Charles Antoine a écrit:
"En fait de Talibans, le film écorne aussi un tantinet - et plus directement - l'image du christianisme des origines."
le film n'écorne pas AUSSI l'image du christianisme mais UNIQUEMENT, ce qui est un peu différent
Ben on n'a pas dû voir le même film alors.
Charles Antoine a écrit:
J'ai toujours du mal à comprendre la volonté de l'auteur. Dénoncer les talibans d'aujourd'hui en s'attaquant aux chrétiens d'hier ... je ne pige toujours pas le sens de la démarche intellectuelle.
Une démarche de ce type a été pratiquée par énormément d'auteurs de pièces de théâtre ou de films. Elle consiste, pour des raisons très variables, à transposer dans un autre contexte le message que l'on veut faire passer, en estimant (et en faisant les allusions qu'il faut pour) que le public comprendra ce second degré.
Par exemple, Voltaire dans sa pièce "Mahomet le prophète" dénonce en fait l'Eglise catholique. Le public de l'époque (clergé compris) l'a très bien compris.
Eisenstein, dans Ivan le Terrible, dresse un parallèle avec Staline (qui d'ailleurs n'appréciera pas la 2ème partie).
Giraudoux, dans "la Guerre de Troie n'aura pas lieu", écrit en 1935, ne parle en fait pas vraiment de la guerre de Troie.
J'espère que ces quelques exemples t'aideront à comprendre.
Même si, en l'occurrence, Amenabar vise bien aussi l'extrémisme chrétien et "tous les extrémismes religieux" (une formule qui a le don de m'agacer mais c'est bien ce qu'il dit).

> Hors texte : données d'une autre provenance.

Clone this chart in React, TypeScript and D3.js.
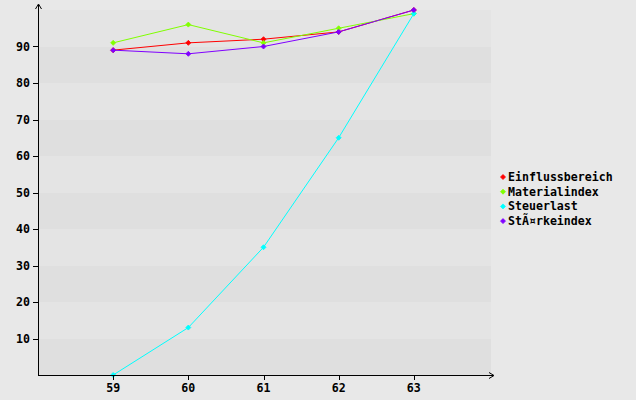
import React from "react";
import * as d3 from "d3";

const categories = [59, 60, 61, 62, 63];
const seriesNames = ["Einflussbereich", "Materialindex", "Steuerlast", "StÃ¤rkeindex"];
const einfluss = [89, 91, 92, 94, 100];
const material = [91, 96, 91, 95, 99];
const steuer = [0, 13, 35, 65, 99];
const staerke = [89, 88, 90, 94, 100];
const colors = ["#ff0000", "#80ff00", "#00ffff", "#8000ff"];
const yTicks = [10, 20, 30, 40, 50, 60, 70, 80, 90];

const W = 636, H = 400;
const x = d3.scaleLinear().domain([58, 64]).range([38, 489]);
const y = d3.scaleLinear().domain([0, 100]).range([375, 10]);

export default function App() {
  const series = [einfluss, material, steuer, staerke];
  const line = d3.line<number>().x((_, i) => x(categories[i])).y((v) => y(v));
  const bands = d3.range(0, 100, 10);
  const font = "'DejaVu Sans Mono', monospace";
  const marker = (cx: number, cy: number, c: string, k: string) => (
    <path key={k} d={`M${cx - 2.5},${cy} L${cx},${cy - 2.5} L${cx + 2.5},${cy} L${cx},${cy + 2.5} Z`} fill={c} stroke={c} strokeWidth={0.8} />
  );
  return (
    <svg width={W} height={H} style={{ position: "absolute", left: 0, top: 0 }}>
      <rect x={0} y={0} width={W} height={H} fill="#e8e8e8" />
      {bands.map((b) => (
        <rect key={b} x={38} y={y(b + 10)} width={491 - 38} height={y(b) - y(b + 10)} fill={(b / 10) % 2 === 0 ? "#dfdfdf" : "#e4e4e4"} />
      ))}
      {series.map((s, si) => (
        <g key={si}>
          <path d={line(s) || ""} fill="none" stroke={colors[si]} strokeWidth={1} />
          {s.map((v, i) => marker(x(categories[i]), y(v), colors[si], `${si}-${i}`))}
        </g>
      ))}
      <line x1={38.5} y1={5} x2={38.5} y2={375} stroke="#000" />
      <path d="M35.5,9 L38.5,4 L41.5,9" fill="none" stroke="#000" />
      <line x1={38} y1={375.5} x2={493} y2={375.5} stroke="#000" />
      <path d="M489,372.5 L494,375.5 L489,378.5" fill="none" stroke="#000" />
      {yTicks.map((t) => (
        <g key={t}>
          <line x1={33} x2={38} y1={Math.round(y(t)) + 0.5} y2={Math.round(y(t)) + 0.5} stroke="#000" />
          <text x={30} y={y(t) + 4} textAnchor="end" fontFamily={font} fontWeight="bold" fontSize={11.6} fill="#000">{t}</text>
        </g>
      ))}
      {categories.map((c) => (
        <g key={c}>
          <line x1={Math.round(x(c)) + 0.5} x2={Math.round(x(c)) + 0.5} y1={375} y2={380} stroke="#000" />
          <text x={x(c)} y={392} textAnchor="middle" fontFamily={font} fontWeight="bold" fontSize={11.6} fill="#000">{c}</text>
        </g>
      ))}
      {seriesNames.map((n, i) => (
        <g key={n}>
          {marker(503, 177 + i * 14.7, colors[i], `l${i}`)}
          <text x={508} y={181 + i * 14.7} fontFamily={font} fontWeight="bold" fontSize={11.6} fill="#000">{n}</text>
        </g>
      ))}
    </svg>
  );
}
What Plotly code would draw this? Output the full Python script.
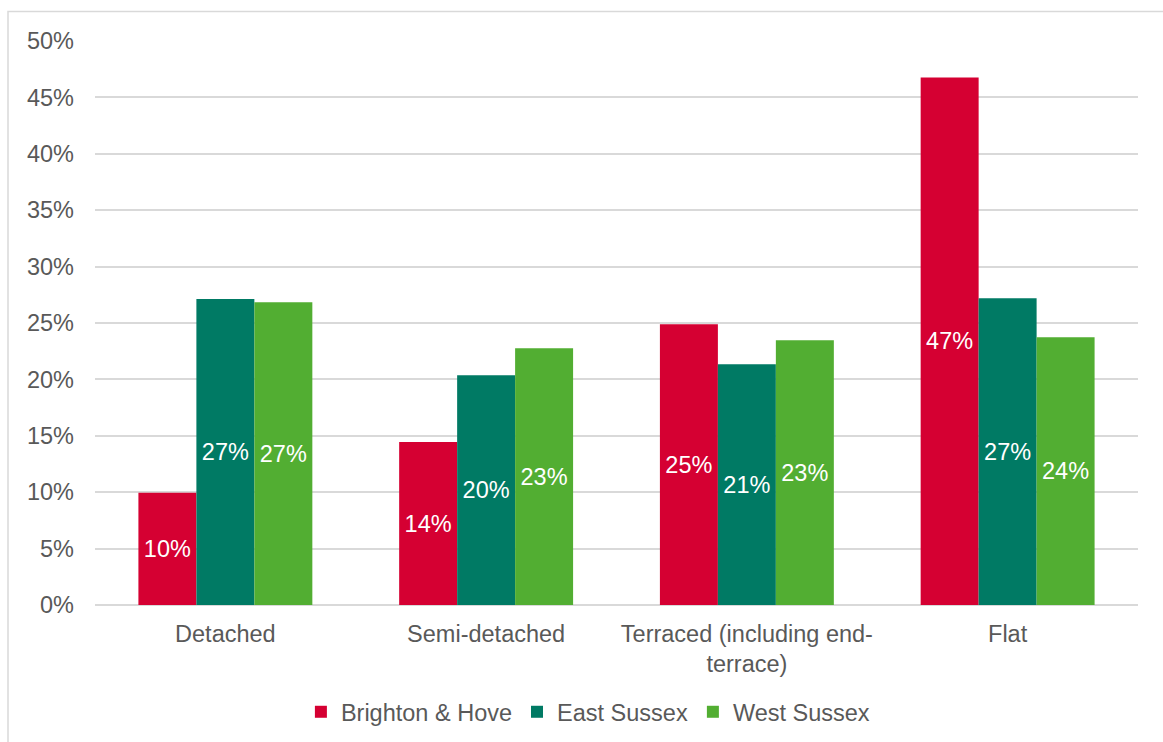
import plotly.graph_objects as go

categories = ["Detached", "Semi-detached", "Terraced (including end-<br>terrace)", "Flat"]
series_names = ["Brighton & Hove", "East Sussex", "West Sussex"]
brighton = [9.95, 14.44, 24.88, 46.77]
east_sussex = [27.13, 20.37, 21.34, 27.20]
west_sussex = [26.84, 22.76, 23.46, 23.73]
colors = ["#D50032", "#007A64", "#52AE32"]
y_ticks = [0, 5, 10, 15, 20, 25, 30, 35, 40, 45, 50]
y_tick_labels = [f"{v}%" for v in y_ticks]

FONT = "Liberation Sans, Arial, sans-serif"
FS = 23.5
GREY = "#595959"

fig = go.Figure()
for name, vals, col in zip(series_names, [brighton, east_sussex, west_sussex], colors):
    fig.add_trace(go.Bar(
        name=name,
        x=categories,
        y=vals,
        marker=dict(color=col, line=dict(width=0)),
        text=[f"{round(v):d}%" for v in vals],
        textposition="inside",
        insidetextanchor="middle",
        textangle=0,
        textfont=dict(family=FONT, size=FS, color="white"),
        hoverinfo="skip",
    ))

fig.update_layout(
    width=1163, height=742,
    barmode="group",
    bargap=0.333,
    bargroupgap=0,
    paper_bgcolor="white",
    plot_bgcolor="white",
    margin=dict(l=95, r=25, t=40.5, b=137, autoexpand=False),
    font=dict(family=FONT, size=FS, color=GREY),
    uniformtext=dict(mode=False),
    showlegend=True,
    legend=dict(
        orientation="h",
        x=0.5055, xanchor="center", xref="container",
        y=30 / 742, yanchor="middle", yref="container",
        font=dict(family=FONT, size=FS, color=GREY),
        itemwidth=30,
        tracegroupgap=0,
        bgcolor="rgba(0,0,0,0)",
    ),
    xaxis=dict(
        showgrid=False,
        showline=False,
        ticks="",
        ticklabelstandoff=12,
        tickfont=dict(family=FONT, size=FS, color=GREY),
    ),
    yaxis=dict(
        range=[0, 50],
        tickvals=y_ticks,
        ticktext=y_tick_labels,
        showgrid=True,
        gridcolor="#D9D9D9",
        gridwidth=1.5,
        zeroline=True,
        zerolinecolor="#D9D9D9",
        zerolinewidth=1.5,
        showline=False,
        ticks="",
        ticklabelstandoff=20,
        tickfont=dict(family=FONT, size=FS, color=GREY),
    ),
    shapes=[dict(
        type="rect", xref="paper", yref="paper",
        x0=(8 - 95) / 1043, x1=1.2,
        y0=-0.5, y1=(605 - 11) / 564.5,
        line=dict(color="#D9D9D9", width=1.5),
        fillcolor="rgba(0,0,0,0)",
        layer="below",
    )],
)

fig.write_html("out.html")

Pour ceux (nombreux ici) qui ne voient dans le film qu'un projet disons 'idéologique', je comprends qu'il soit difficile de saisir la démarche et surtout, pourquoi ça tombe sur ce pauvre évêque Cyrille qui n'avait pas fait parler de lui depuis un bout de temps. Si le film se réduisait à une volonté de dénoncer les extrémismes religieux, le choix de la période et du thème serait effectivement arbitraire (comme le choix de Mahomet par Voltaire).
Mais en réalité le film ne se limite pas à ça. Cet aspect est même en fait secondaire. Il se trouve qu'Amenabar a voulu faire un film sur l'astronomie (c'est évident quand on a vu le film. Mais même ceux qui se contentent des interviews devraient le savoir :
http://www.ecranlarge.com/article-details-14109.php http://www.allocine.fr/personne/fichepersonne-24989/interviews/?cmedia=18944481 ), sur les liens entre science et religion, tout en étant un péplum avec aussi une histoire d'amour et de pouvoir, bref... le film qu'il a fait.
Et il y a mis aussi, mais pas seulement, sa dénonciation de l'extrémisme religieux.
Après, on peut effectivement trouver qu'il est plus "confortable" aujourd'hui de s'en prendre aux chrétiens du IVème siècle qu'aux extrémistes musulmans d'aujourd'hui.
On peut aussi comprendre que des artistes ou intellectuels n'aient pas spécialement envie de devenir la cible d'une fatwa et de voir ainsi leur vie détruite par la peur, les contraintes de sécurité ou l'arme d'un illuminé. Cette menace n'a rien de théorique. J'ai une admiration sans borne pour ceux qui sont prêts à la braver, mais ce n'est certainement pas moi, internaute installé dans un confortable anonymat, qui irai taxer les autres de manque de courage.